● **Exercise directions**: Write out again, word for word, the lines below from the line that holds "Emit a LaTeX" through the line that holds "(tarski.170) -- (play.10);", omitting pictures.

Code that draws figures
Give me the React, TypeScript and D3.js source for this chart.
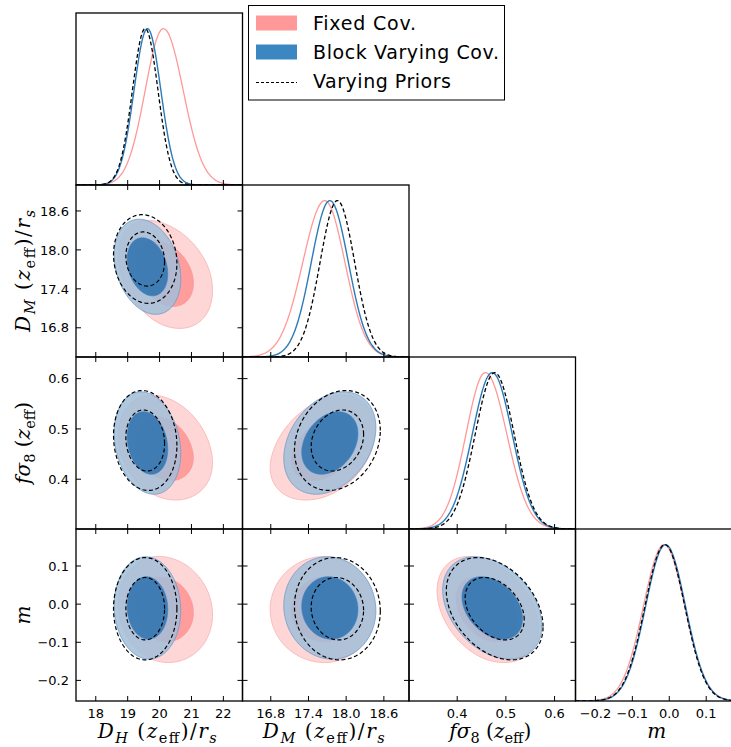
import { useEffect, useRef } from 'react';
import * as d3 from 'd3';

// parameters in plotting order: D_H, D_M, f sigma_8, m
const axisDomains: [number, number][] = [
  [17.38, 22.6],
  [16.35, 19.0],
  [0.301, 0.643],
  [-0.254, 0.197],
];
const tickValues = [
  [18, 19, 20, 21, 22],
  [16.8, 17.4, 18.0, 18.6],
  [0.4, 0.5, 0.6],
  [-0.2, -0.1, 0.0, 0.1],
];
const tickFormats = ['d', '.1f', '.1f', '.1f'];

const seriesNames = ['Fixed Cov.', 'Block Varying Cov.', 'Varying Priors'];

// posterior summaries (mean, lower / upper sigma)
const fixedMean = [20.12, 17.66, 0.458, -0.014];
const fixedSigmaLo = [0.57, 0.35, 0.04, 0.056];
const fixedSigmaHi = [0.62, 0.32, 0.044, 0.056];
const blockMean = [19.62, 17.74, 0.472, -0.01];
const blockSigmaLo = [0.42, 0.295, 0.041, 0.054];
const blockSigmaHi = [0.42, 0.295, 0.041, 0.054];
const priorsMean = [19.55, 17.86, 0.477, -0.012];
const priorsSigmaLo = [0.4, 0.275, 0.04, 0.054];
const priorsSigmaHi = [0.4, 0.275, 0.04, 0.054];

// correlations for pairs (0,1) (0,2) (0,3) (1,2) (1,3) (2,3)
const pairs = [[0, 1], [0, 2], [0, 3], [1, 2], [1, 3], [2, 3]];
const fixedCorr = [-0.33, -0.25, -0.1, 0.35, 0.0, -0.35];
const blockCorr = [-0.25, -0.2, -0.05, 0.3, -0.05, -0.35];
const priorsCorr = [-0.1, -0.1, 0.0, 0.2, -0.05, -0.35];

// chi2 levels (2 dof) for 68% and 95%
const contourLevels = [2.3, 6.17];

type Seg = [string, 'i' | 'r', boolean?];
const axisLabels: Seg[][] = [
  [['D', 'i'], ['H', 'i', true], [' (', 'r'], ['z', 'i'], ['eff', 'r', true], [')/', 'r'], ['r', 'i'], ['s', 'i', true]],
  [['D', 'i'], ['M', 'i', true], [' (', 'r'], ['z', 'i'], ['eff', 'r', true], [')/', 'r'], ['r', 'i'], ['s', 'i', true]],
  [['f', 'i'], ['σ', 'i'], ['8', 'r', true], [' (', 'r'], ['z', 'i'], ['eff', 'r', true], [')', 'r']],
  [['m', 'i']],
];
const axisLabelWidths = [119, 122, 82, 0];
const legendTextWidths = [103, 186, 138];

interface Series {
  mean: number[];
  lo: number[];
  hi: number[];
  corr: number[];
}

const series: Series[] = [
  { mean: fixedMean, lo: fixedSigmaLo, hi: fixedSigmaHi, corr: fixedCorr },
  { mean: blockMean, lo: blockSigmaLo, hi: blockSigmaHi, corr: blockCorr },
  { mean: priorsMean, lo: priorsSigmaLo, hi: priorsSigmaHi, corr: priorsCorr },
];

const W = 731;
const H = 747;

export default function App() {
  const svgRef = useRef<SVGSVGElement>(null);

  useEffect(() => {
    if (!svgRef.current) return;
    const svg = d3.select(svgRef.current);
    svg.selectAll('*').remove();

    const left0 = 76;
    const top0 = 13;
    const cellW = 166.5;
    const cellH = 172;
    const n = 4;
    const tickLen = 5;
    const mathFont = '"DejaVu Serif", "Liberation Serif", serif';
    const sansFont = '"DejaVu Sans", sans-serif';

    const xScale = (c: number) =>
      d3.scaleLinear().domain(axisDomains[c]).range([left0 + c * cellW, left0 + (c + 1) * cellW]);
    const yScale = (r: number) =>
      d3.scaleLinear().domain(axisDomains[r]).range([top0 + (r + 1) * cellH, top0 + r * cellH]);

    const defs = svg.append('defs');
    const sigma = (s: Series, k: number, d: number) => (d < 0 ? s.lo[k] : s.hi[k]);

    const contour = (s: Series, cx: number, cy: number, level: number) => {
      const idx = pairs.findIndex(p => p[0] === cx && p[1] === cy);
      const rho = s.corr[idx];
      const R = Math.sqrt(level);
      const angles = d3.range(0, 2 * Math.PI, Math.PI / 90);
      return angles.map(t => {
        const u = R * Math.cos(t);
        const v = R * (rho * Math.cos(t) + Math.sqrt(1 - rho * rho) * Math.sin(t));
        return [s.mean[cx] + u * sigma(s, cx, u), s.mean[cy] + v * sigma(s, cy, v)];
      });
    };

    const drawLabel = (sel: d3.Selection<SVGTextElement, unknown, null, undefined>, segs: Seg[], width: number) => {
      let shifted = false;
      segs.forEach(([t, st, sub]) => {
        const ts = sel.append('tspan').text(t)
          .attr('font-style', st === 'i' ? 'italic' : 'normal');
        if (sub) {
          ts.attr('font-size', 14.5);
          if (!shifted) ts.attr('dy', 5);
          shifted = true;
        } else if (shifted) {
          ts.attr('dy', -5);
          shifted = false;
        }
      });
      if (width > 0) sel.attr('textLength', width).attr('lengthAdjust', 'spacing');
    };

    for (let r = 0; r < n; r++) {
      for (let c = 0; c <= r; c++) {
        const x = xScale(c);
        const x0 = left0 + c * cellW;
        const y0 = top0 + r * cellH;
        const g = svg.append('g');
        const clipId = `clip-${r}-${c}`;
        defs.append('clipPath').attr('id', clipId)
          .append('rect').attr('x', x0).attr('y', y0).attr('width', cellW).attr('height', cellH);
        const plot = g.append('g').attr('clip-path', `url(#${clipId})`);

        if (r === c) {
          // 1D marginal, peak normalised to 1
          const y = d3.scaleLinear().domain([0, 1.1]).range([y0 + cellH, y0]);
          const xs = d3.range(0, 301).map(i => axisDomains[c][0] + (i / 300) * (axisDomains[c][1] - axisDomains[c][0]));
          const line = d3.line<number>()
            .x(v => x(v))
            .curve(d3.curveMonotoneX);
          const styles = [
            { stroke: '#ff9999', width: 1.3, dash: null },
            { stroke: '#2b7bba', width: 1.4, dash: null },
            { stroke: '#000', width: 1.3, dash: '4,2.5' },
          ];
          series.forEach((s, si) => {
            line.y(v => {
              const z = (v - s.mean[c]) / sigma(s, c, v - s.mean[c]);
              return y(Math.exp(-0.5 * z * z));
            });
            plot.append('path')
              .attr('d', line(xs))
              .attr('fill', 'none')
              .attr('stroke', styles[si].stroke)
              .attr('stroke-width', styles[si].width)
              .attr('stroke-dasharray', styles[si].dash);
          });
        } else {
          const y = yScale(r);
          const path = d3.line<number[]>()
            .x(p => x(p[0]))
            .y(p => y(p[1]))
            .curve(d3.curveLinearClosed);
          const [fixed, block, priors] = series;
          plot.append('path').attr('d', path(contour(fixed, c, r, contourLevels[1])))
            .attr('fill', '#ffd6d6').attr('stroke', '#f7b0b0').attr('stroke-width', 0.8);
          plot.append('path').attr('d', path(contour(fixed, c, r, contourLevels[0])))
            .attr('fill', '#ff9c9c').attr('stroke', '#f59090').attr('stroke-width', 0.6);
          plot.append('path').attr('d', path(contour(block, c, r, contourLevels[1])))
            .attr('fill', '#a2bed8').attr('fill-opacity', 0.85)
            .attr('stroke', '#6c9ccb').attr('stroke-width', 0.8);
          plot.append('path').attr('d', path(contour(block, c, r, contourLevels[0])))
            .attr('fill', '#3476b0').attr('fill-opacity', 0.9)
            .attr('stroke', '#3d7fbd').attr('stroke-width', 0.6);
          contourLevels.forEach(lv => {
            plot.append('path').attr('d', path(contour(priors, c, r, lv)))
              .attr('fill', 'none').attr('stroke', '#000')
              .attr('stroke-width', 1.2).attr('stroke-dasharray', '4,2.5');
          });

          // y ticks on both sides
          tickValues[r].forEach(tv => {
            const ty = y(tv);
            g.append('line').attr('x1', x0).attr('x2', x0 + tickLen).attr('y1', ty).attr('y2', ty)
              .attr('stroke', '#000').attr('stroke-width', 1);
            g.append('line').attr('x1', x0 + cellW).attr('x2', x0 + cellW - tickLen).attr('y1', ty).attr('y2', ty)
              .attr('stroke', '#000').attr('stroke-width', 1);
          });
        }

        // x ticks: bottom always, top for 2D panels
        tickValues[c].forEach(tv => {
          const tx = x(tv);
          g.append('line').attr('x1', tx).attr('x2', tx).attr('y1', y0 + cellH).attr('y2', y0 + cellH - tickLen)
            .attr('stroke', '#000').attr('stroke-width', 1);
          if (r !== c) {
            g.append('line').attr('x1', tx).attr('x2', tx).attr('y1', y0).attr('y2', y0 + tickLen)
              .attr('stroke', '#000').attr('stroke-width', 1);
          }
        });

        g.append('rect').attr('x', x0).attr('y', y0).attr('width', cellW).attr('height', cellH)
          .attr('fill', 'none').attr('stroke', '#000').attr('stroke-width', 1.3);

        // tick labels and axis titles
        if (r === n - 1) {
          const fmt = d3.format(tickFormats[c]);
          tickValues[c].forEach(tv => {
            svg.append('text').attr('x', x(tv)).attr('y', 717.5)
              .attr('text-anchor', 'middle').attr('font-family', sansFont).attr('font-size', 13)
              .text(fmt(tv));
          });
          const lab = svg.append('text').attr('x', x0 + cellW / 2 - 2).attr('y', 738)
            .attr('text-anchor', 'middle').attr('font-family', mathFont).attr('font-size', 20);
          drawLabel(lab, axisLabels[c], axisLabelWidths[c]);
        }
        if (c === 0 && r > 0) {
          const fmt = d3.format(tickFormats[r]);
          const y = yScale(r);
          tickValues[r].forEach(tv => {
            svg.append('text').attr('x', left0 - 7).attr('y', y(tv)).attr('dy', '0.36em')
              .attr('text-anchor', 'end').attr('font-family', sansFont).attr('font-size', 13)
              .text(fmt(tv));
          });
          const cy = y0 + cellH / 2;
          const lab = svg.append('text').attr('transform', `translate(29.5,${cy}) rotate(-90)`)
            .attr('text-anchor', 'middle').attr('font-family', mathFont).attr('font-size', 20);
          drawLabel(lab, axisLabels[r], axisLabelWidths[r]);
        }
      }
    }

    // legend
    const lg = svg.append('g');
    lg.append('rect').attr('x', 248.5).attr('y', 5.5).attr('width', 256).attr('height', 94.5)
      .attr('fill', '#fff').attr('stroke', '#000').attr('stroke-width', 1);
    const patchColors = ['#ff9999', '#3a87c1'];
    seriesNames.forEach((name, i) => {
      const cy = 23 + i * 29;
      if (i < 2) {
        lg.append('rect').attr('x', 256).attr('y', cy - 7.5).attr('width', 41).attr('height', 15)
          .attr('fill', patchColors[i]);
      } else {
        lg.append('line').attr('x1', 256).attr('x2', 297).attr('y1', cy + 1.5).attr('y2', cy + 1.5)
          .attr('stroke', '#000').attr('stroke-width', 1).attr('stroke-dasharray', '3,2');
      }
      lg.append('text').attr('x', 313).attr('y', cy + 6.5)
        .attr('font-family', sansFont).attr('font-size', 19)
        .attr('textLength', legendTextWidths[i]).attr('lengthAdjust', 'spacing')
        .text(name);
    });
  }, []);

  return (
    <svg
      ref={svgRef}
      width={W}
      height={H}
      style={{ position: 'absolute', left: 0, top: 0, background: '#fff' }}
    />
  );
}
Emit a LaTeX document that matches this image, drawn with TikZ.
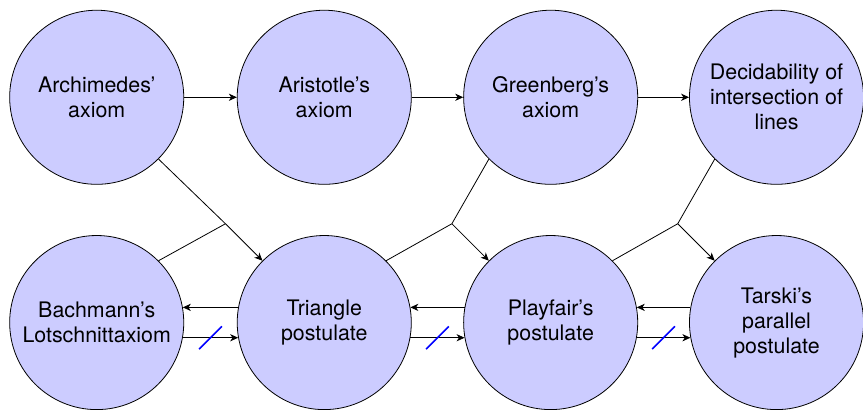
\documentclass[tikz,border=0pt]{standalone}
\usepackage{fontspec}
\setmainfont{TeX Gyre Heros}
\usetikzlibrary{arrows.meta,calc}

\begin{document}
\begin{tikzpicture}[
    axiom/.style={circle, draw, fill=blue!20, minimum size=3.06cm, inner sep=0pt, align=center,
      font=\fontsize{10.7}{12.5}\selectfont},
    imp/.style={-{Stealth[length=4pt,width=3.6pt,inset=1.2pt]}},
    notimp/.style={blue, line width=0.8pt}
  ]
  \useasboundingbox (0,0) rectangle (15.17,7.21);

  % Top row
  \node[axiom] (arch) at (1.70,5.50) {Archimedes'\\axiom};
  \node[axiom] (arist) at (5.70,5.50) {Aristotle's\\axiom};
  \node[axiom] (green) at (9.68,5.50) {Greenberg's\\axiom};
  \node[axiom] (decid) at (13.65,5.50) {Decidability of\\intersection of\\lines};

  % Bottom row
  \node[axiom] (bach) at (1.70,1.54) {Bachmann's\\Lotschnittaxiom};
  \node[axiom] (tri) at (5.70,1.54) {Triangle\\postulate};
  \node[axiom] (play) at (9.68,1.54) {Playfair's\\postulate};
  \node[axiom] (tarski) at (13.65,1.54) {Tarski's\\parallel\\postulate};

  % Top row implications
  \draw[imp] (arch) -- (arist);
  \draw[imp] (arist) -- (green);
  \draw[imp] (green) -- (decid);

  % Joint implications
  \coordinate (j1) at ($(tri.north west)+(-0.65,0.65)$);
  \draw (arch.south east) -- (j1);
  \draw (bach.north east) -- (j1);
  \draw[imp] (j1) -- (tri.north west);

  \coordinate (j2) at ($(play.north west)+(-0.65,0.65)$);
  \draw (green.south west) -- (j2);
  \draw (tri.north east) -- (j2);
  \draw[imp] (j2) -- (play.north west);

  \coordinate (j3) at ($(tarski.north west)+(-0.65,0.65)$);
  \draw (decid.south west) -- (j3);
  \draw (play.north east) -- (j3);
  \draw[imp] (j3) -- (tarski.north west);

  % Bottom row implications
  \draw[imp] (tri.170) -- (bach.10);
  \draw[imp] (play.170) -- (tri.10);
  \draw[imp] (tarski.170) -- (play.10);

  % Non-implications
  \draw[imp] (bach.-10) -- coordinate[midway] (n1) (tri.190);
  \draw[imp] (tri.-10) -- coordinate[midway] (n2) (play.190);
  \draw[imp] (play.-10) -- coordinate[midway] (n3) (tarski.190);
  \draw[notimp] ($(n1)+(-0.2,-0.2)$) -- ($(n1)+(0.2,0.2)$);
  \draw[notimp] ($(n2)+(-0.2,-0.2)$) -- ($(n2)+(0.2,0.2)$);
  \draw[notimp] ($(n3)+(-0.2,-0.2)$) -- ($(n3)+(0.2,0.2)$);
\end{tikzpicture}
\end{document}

● **Written response**:
Emit a LaTeX document that matches this image, drawn with TikZ.
\documentclass[tikz,border=0pt]{standalone}
\usepackage{fontspec}
\setmainfont{TeX Gyre Heros}
\usetikzlibrary{arrows.meta,calc}

\begin{document}
\begin{tikzpicture}[
    axiom/.style={circle, draw, fill=blue!20, minimum size=3.06cm, inner sep=0pt, align=center,
      font=\fontsize{10.7}{12.5}\selectfont},
    imp/.style={-{Stealth[length=4pt,width=3.6pt,inset=1.2pt]}},
    notimp/.style={blue, line width=0.8pt}
  ]
  \useasboundingbox (0,0) rectangle (15.17,7.21);

  % Top row
  \node[axiom] (arch) at (1.70,5.50) {Archimedes'\\axiom};
  \node[axiom] (arist) at (5.70,5.50) {Aristotle's\\axiom};
  \node[axiom] (green) at (9.68,5.50) {Greenberg's\\axiom};
  \node[axiom] (decid) at (13.65,5.50) {Decidability of\\intersection of\\lines};

  % Bottom row
  \node[axiom] (bach) at (1.70,1.54) {Bachmann's\\Lotschnittaxiom};
  \node[axiom] (tri) at (5.70,1.54) {Triangle\\postulate};
  \node[axiom] (play) at (9.68,1.54) {Playfair's\\postulate};
  \node[axiom] (tarski) at (13.65,1.54) {Tarski's\\parallel\\postulate};

  % Top row implications
  \draw[imp] (arch) -- (arist);
  \draw[imp] (arist) -- (green);
  \draw[imp] (green) -- (decid);

  % Joint implications
  \coordinate (j1) at ($(tri.north west)+(-0.65,0.65)$);
  \draw (arch.south east) -- (j1);
  \draw (bach.north east) -- (j1);
  \draw[imp] (j1) -- (tri.north west);

  \coordinate (j2) at ($(play.north west)+(-0.65,0.65)$);
  \draw (green.south west) -- (j2);
  \draw (tri.north east) -- (j2);
  \draw[imp] (j2) -- (play.north west);

  \coordinate (j3) at ($(tarski.north west)+(-0.65,0.65)$);
  \draw (decid.south west) -- (j3);
  \draw (play.north east) -- (j3);
  \draw[imp] (j3) -- (tarski.north west);

  % Bottom row implications
  \draw[imp] (tri.170) -- (bach.10);
  \draw[imp] (play.170) -- (tri.10);
  \draw[imp] (tarski.170) -- (play.10);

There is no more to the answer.